Brown acknowledges that recycling is a tool in fighting global warming.

"Combating climate change requires strategies to reduce the amount of landfilled waste and increase recycling," the governor stated in his budget proposal in January.

"Recycling reduces greenhouse gas emissions by lessening the need for natural resource extraction" — pumping the oil used in plastic, for example — "saving energy in the manufacturing of new products and minimizing landfill emissions."

But the recycling program "faces significant challenges," Brown continued. It "requires comprehensive reform."

OK, recycling boosters ask, where's the governor's reform proposal?

They tried to pass a simple bill last year to patch up the program, but Brown warned he'd veto it. He called for major reform.

"The governor told us to wait," recalls Assemblyman Richard Bloom (D-Santa Monica). "So we waited and waited and waited. And he hasn't been forthcoming."

The governor did issue a paper in January outlining his recycling goals. For one thing, he'd like to include wine and liquor bottles in the program. Now only beer and soft drinks require deposits. Sure, why not? Well, the winemakers and booze distillers don't want to be bothered, for one.
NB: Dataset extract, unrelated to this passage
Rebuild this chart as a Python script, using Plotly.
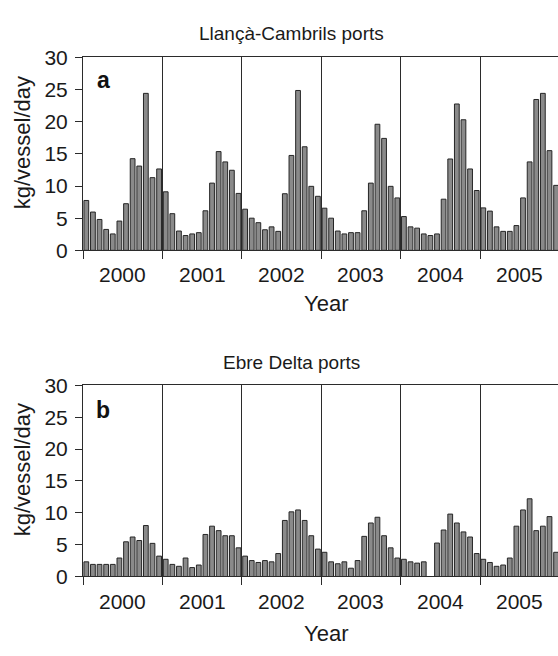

Brown doesn't have any actual legislation in print.

Bloom is pushing a bill that, among other things, would eliminate a requirement that grocery stores pay $100 per day or take back the old containers themselves if there isn't a nearby recycling center. They don't want those old filthy bottles and cans anywhere near their food.

State Sen. Bob Wieckowski (D-Fremont) has a bill that basically would junk the whole program and create a new recycling system. And he'd include wine and liquor bottles.

Murray says everyone is thinking too much. Just take $30 million from the recycling surplus, he urges, and fix the current problem.

"Consumers are paying a nickel and can't find a recycling center," he says. "I'm concerned there might be a consumer rebellion. This is not a time the state should be trusting the public's faith."

Much of the public doesn't care what Brown says about global warming in China or France. But many do care about getting their nickels back near home.